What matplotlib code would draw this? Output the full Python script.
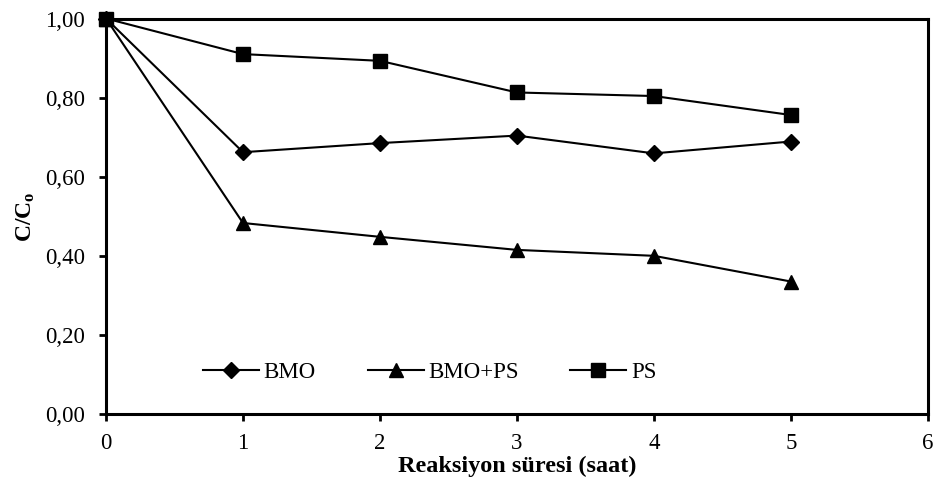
import matplotlib
matplotlib.use('Agg')
import matplotlib.pyplot as plt
from matplotlib.ticker import FuncFormatter

# reaction time (h) and normalised concentration C/Co
saat = [0, 1, 2, 3, 4, 5]
bmo = [1.00, 0.662, 0.685, 0.704, 0.659, 0.689]
bmo_ps = [1.00, 0.483, 0.448, 0.415, 0.400, 0.335]
ps = [1.00, 0.910, 0.893, 0.813, 0.804, 0.756]

plt.rcParams['font.family'] = ['Liberation Serif', 'DejaVu Serif']
plt.rcParams['mathtext.fontset'] = 'custom'
plt.rcParams['mathtext.rm'] = 'Liberation Serif'
plt.rcParams['mathtext.bf'] = 'Liberation Serif:bold'

fig = plt.figure(figsize=(9.34, 4.82), dpi=100)
ax = fig.add_axes([0.1135, 0.141, 0.88, 0.8206])

ax.plot(saat, bmo, color='black', lw=1.5, marker='D', ms=8, label='BMO', clip_on=False)
ax.plot(saat, bmo_ps, color='black', lw=1.5, marker='^', ms=10, label='BMO+PS', clip_on=False)
ax.plot(saat, ps, color='black', lw=1.5, marker='s', ms=10, label='PS', clip_on=False)

ax.set_xlim(0, 6)
ax.set_ylim(0, 1.0)
ax.set_xticks(range(0, 7))
ax.set_yticks([0, 0.2, 0.4, 0.6, 0.8, 1.0])
ax.yaxis.set_major_formatter(FuncFormatter(lambda v, p: f'{v:.2f}'.replace('.', ',')))

for s in ax.spines.values():
    s.set_linewidth(2.2)
ax.tick_params(direction='out', length=5, width=2, labelsize=16.5)
ax.tick_params(axis='x', pad=9)
ax.tick_params(axis='y', pad=10)

ax.set_xlabel('Reaksiyon süresi (saat)', fontsize=17.5, fontweight='bold', labelpad=1)
ax.set_ylabel(r'$\mathbf{C/C_o}$', fontsize=17, labelpad=6)

ax.legend(loc='center left', bbox_to_anchor=(0.118, 0.106), ncol=3, frameon=False,
          fontsize=16.5, handlelength=2.45, columnspacing=2.25, handletextpad=0.2,
          borderpad=0, borderaxespad=0)

fig.savefig('out.png', dpi=100)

━━━━━━

» **Task**:
With all pictures left out, please transcribe exactly the lines from the start of the material through the line with "from matplotlib.ticker import FuncFormatter".

» **The result**:
What matplotlib code would draw this? Output the full Python script.
import matplotlib
matplotlib.use('Agg')
import matplotlib.pyplot as plt
from matplotlib.ticker import FuncFormatter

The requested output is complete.